NFIP, which was started in 1968,  expires Sept. 30. Both houses of Congress are studying several proposals intended to extend and reform the program.

One bill proposes “the use of catastrophe bonds, collateralized reinsurance and other private market risk transfer tools to lower the risk” held by NFIP, according to Artemis.bm, a news site reporting on the insurance-linked securities market, owned by Brighton, England-based Steve Evans.

An American property cannot qualify for NFIP coverage unless it is in a community that has joined the NFIP and agrees to enforce certain floodplain management standards.

“As of 2015, the NFIP had 5.2 million policies in force covering (US) $1.3 trillion worth of property,” Standard & Poor’s Financial Services LLC stated in a report released in 2016. At the time, S&P reported NFIP’s total losses since 2000 were US$42 billion, of which $16.3 billion was attributed to Hurricane Katrina.

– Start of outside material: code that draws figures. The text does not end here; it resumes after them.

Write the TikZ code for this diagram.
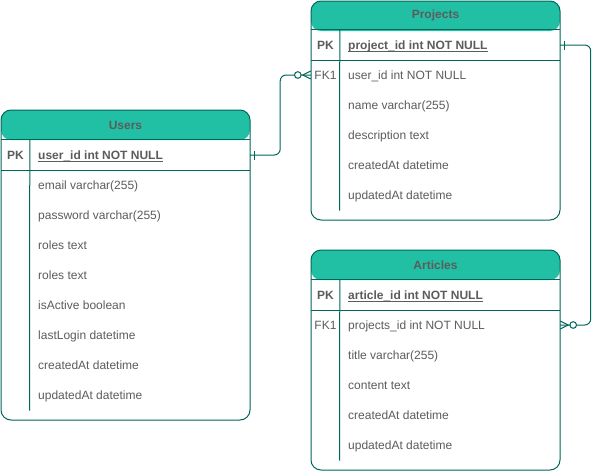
\documentclass[tikz,border=0pt]{standalone}
\usepackage{fontspec}
\setmainfont{Liberation Sans}
\usetikzlibrary{calc}
\definecolor{erstroke}{HTML}{006658}
\definecolor{erfill}{HTML}{21C0A5}
\definecolor{ertext}{HTML}{5C5C5C}
\begin{document}
\begin{tikzpicture}[x=1pt,y=-1pt,
  erline/.style={draw=erstroke, line width=1pt},
  tablebox/.style={draw=erstroke, line width=1pt, rounded corners=10pt, fill=white,
    minimum width=249pt, inner sep=0pt,
    path picture={\fill[erfill] (path picture bounding box.north west) rectangle ([yshift=-30pt]path picture bounding box.north east);}},
  title/.style={inner sep=0pt, font=\bfseries\fontsize{12}{14}\selectfont, text=ertext},
  field/.style={anchor=west, inner sep=0pt, font=\fontsize{12}{14}\selectfont, text=ertext, text height=8.6pt, text depth=0pt},
  keyf/.style={field, font=\bfseries\fontsize{12}{14}\selectfont},
  keylabel/.style={keyf, anchor=center},
  fklabel/.style={field, anchor=center},
  rowbox/.style={minimum width=249pt, minimum height=30pt, inner sep=0pt},
  uline/.style={draw=ertext, line width=0.9pt},
  circ/.style={draw=erstroke, line width=1pt, fill=white}
]
\useasboundingbox (0,0) rectangle (600,471);

% ---------------- Users ----------------
\node[tablebox, minimum height=310pt] (users) at (125.5,265) {};
\node[title] (users-title) at (125.5,125) {Users};
\node[rowbox] (users-pk) at (125.5,155) {};
\draw[erline] (users-pk.north west) -- (users-pk.north east);
\draw[erline] (users-pk.south west) -- (users-pk.south east);
\draw[erline] ($(users-pk.north west)+(29,0)$) -- ($(users.south west)+(29,-10)$);
\node[keylabel] (users-pklabel) at (15.5,155) {PK};
\node[keyf] (users-pkname) at (38,155) {user\_id int NOT NULL};
\draw[uline] ([yshift=-1.5pt]users-pkname.south west) -- ([yshift=-1.5pt]users-pkname.south east);
\foreach \t [count=\i] in {email varchar(255), password varchar(255), roles text, roles text,
  isActive boolean, lastLogin datetime, createdAt datetime, updatedAt datetime}
  \node[field] (users-f\i) at (38,155+30*\i) {\t};

% ---------------- Projects ----------------
\node[tablebox, minimum height=219pt] (projects) at (435.5,110.5) {};
\node[title] (projects-title) at (435.5,15.5) {Projects};
\node[rowbox] (projects-pk) at (435.5,45) {};
\node[rowbox] (projects-fk) at (435.5,75) {};
\draw[erline] (projects-pk.north west) -- (projects-pk.north east);
\draw[erline] (projects-pk.south west) -- (projects-pk.south east);
\draw[erline] ($(projects-pk.north west)+(29,0)$) -- ($(projects.south west)+(29,-10)$);
\node[keylabel] (projects-pklabel) at (325.5,45) {PK};
\node[keyf] (projects-pkname) at (348,45) {project\_id int NOT NULL};
\draw[uline] ([yshift=-1.5pt]projects-pkname.south west) -- ([yshift=-1.5pt]projects-pkname.south east);
\node[fklabel] (projects-fklabel) at (325.5,75) {FK1};
\node[field] (projects-fkname) at (348,75) {user\_id int NOT NULL};
\foreach \t [count=\i] in {name varchar(255), description text, createdAt datetime, updatedAt datetime}
  \node[field] (projects-f\i) at (348,75+30*\i) {\t};

% ---------------- Articles ----------------
\node[tablebox, minimum height=220pt] (articles) at (435.5,360) {};
\node[title] (articles-title) at (435.5,265) {Articles};
\node[rowbox] (articles-pk) at (435.5,295) {};
\node[rowbox] (articles-fk) at (435.5,325) {};
\draw[erline] (articles-pk.north west) -- (articles-pk.north east);
\draw[erline] (articles-pk.south west) -- (articles-pk.south east);
\draw[erline] ($(articles-pk.north west)+(29,0)$) -- ($(articles.south west)+(29,-10)$);
\node[keylabel] (articles-pklabel) at (325.5,295) {PK};
\node[keyf] (articles-pkname) at (348,295) {article\_id int NOT NULL};
\draw[uline] ([yshift=-1.5pt]articles-pkname.south west) -- ([yshift=-1.5pt]articles-pkname.south east);
\node[fklabel] (articles-fklabel) at (325.5,325) {FK1};
\node[field] (articles-fkname) at (348,325) {projects\_id int NOT NULL};
\foreach \t [count=\i] in {title varchar(255), content text, createdAt datetime, updatedAt datetime}
  \node[field] (articles-f\i) at (348,325+30*\i) {\t};

% ---------------- Connector: Users -> Projects ----------------
\draw[erline, rounded corners=6pt] (users-pk.east) -- ++(30,0) |- (projects-fk.west);
\draw[erline] ([xshift=4.5pt]users-pk.east) ++(0,-4.5) -- ++(0,9);
\draw[erline] ([yshift=4pt]projects-fk.west) -- ([xshift=-8pt]projects-fk.west) -- ([yshift=-4pt]projects-fk.west);
\node[circ, circle, minimum size=6.6pt, inner sep=0pt] (c1) at ([xshift=-13pt]projects-fk.west) {};

% ---------------- Connector: Projects -> Articles ----------------
\draw[erline, rounded corners=6pt] (projects-pk.east) -- ++(30.5,0) |- (articles-fk.east);
\draw[erline] ([xshift=4.5pt]projects-pk.east) ++(0,-4.5) -- ++(0,9);
\draw[erline] ([yshift=4pt]articles-fk.east) -- ([xshift=8pt]articles-fk.east) -- ([yshift=-4pt]articles-fk.east);
\node[circ, circle, minimum size=6.6pt, inner sep=0pt] (c2) at ([xshift=13pt]articles-fk.east) {};
\end{tikzpicture}
\end{document}
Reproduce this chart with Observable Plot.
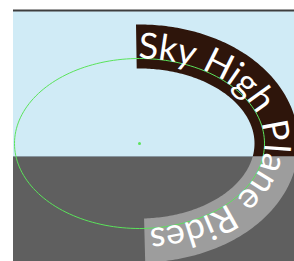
<!DOCTYPE html>
<html><head><meta charset="utf-8">
<script src="https://cdn.jsdelivr.net/npm/d3@7"></script>
<script src="https://cdn.jsdelivr.net/npm/@observablehq/plot@0.6"></script>
<style>html,body{margin:0;padding:0;background:#fff;} svg{display:block}</style>
</head><body><div id="chart"></div>
<script>
// ---- scene data (in picture units) ----
const labelText = ["Sky High Plane Rides"];
const frameX = [13, 294];
const frameY = [10, 261];
const horizonY = [156];
const ellipseCenter = [139, 143];
const ellipseRadii = [125, 85];
const bandOffsets = [-10, 34];   // inner / outer edge of the band relative to the path
const bandArc = [-3, 328];       // band start / end, arc length from the top of the ellipse
const textArc = [-1, 324];       // text start, text length along the path

// ---- styles ----
const skyColor = "#d0ebf6", groundColor = "#5f5f5f";
const bandSky = "#2e150b", bandGround = "#9d9d9d";
const pathColor = "#5be35b";
const fontFamily = "Lato";
const fontSize = 36;

// ---- geometry helpers ----
const [cx, cy] = ellipseCenter, [rx, ry] = ellipseRadii;
const rad = d => d * Math.PI / 180;
function pt(t, off) {
  const nx = ry * Math.cos(t), ny = rx * Math.sin(t), n = Math.hypot(nx, ny);
  return [cx + rx * Math.cos(t) + off * nx / n, cy + ry * Math.sin(t) + off * ny / n];
}
const table = [];
{
  const N = 4000, t0 = rad(-110), t1 = rad(110);
  let s = 0, prev = pt(t0, 0);
  for (let i = 0; i <= N; i++) {
    const t = t0 + (t1 - t0) * i / N, p = pt(t, 0);
    s += Math.hypot(p[0] - prev[0], p[1] - prev[1]);
    prev = p;
    table.push([t, s]);
  }
  const topS = table.reduce((a, b) => Math.abs(b[0] - rad(-90)) < Math.abs(a[0] - rad(-90)) ? b : a)[1];
  table.forEach(r => r[1] -= topS);
}
function tAt(s) {
  let lo = 0, hi = table.length - 1;
  while (hi - lo > 1) { const m = (lo + hi) >> 1; if (table[m][1] < s) lo = m; else hi = m; }
  const [ta, sa] = table[lo], [tb, sb] = table[hi];
  return ta + (tb - ta) * (s - sa) / (sb - sa);
}

// ---- band polygon, split at the horizon ----
const tb0 = tAt(bandArc[0]), tb1 = tAt(bandArc[1]);
const ts = d3.range(0, 201).map(i => tb0 + (tb1 - tb0) * i / 200);
const bandPoly = ts.map(t => pt(t, bandOffsets[1])).concat(ts.slice().reverse().map(t => pt(t, bandOffsets[0])));
function clipY(poly, keep, h) {
  const out = [];
  for (let i = 0; i < poly.length; i++) {
    const cur = poly[i], prev = poly[(i + poly.length - 1) % poly.length];
    const ci = keep(cur[1]), pi = keep(prev[1]);
    const cross = () => { const k = (h - prev[1]) / (cur[1] - prev[1]); return [prev[0] + k * (cur[0] - prev[0]), h]; };
    if (ci) { if (!pi) out.push(cross()); out.push(cur); }
    else if (pi) out.push(cross());
  }
  return out;
}
const bandTop = clipY(bandPoly, y => y <= horizonY[0], horizonY[0]);
const bandBottom = clipY(bandPoly, y => y >= horizonY[0], horizonY[0]);

// ---- ellipse outline ----
const ellipsePts = d3.range(0, 360, 2).map(d => pt(rad(d), 0));

// ---- characters along the path ----
const canvas = document.createElement("canvas").getContext("2d");
canvas.font = `${fontSize}px "${fontFamily}"`;
const chars = [...labelText[0]];
const wRaw = chars.map(c => canvas.measureText(c).width);
const k = textArc[1] / d3.sum(wRaw);
const glyphs = [];
{
  let acc = textArc[0];
  chars.forEach((c, i) => {
    const w = wRaw[i] * k;
    const t = tAt(acc + w / 2);
    const p = pt(t, 0);
    const ang = Math.atan2(ry * Math.cos(t), -rx * Math.sin(t)) * 180 / Math.PI;
    glyphs.push({c, x: p[0], y: p[1], r: ang});
    acc += w;
  });
}

const chart = Plot.plot({
  width: 294, height: 261, margin: 0,
  x: {domain: [0, 294], range: [0, 294], axis: null},
  y: {domain: [0, 261], range: [0, 261], axis: null},
  marks: [
    Plot.rect([{x1: frameX[0], x2: frameX[1], y1: frameY[0], y2: horizonY[0]}], {x1: "x1", x2: "x2", y1: "y1", y2: "y2", fill: skyColor, inset: 0}),
    Plot.rect([{x1: frameX[0], x2: frameX[1], y1: horizonY[0], y2: frameY[1]}], {x1: "x1", x2: "x2", y1: "y1", y2: "y2", fill: groundColor, inset: 0}),
    Plot.ruleY(horizonY, {x1: frameX[0], x2: frameX[1], stroke: "#8796a0", strokeWidth: 1}),
    Plot.ruleY([frameY[0]], {x1: frameX[0], x2: frameX[1], stroke: "#3e3e3e", strokeWidth: 2}),
    Plot.line(bandTop, {x: d => d[0], y: d => d[1], fill: bandSky, stroke: "none", curve: "linear-closed"}),
    Plot.line(bandBottom, {x: d => d[0], y: d => d[1], fill: bandGround, stroke: "none", curve: "linear-closed"}),
    Plot.line(ellipsePts, {x: d => d[0], y: d => d[1], stroke: pathColor, strokeWidth: 1, curve: "linear-closed"}),
    Plot.dot([ellipseCenter], {x: d => d[0], y: d => d[1], r: 1.5, fill: pathColor, stroke: "none"}),
    Plot.text(glyphs, {x: "x", y: "y", text: "c", rotate: "r", fontSize, fontFamily, fill: "white", textAnchor: "middle", lineAnchor: "bottom"})
  ]
});
document.getElementById("chart").appendChild(chart);
</script>
</body></html>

NFIP is “nearly $25 billion in debt to taxpayers and there have been enormous technological innovations that enable insurers to accurately price risk and provide products and coverages unavailable through NFIP,” said Steve Ellis, vice president of Taxpayers for Common Sense, on June 7  before the House of Representatives Financial Services Committee.

“I think that we are going to have to have NFIP at least in some form in the near term and where we hopefully transition to eventually having more Americans buying flood insurance and having more of a robust private flood insurance market,” Ellis said at the time.

One bill proposes to “approve an increased use of risk transfer and a wider range of risk transfer structures that could be used,” Artemis.bm stated Wednesday.

“This is a missed opportunity, as the glut of reinsurance capital and interest from capital markets could actually help to ensure even more risk is taken away from the NFIP and passed into the private markets,” Artemis.bm added.

There are “concerns about what happens” if flood risk is privatized, and what would be done to ensure it is affordable to homeowners, Artemis.bm noted.

“Perhaps the answer to this is the NFIP remaining as a much smaller insurer of last-resort, what it was designed for anyway, so any risks that are not suitable for the private market remain in (or go back to) the Federal backed flood insurance pool.”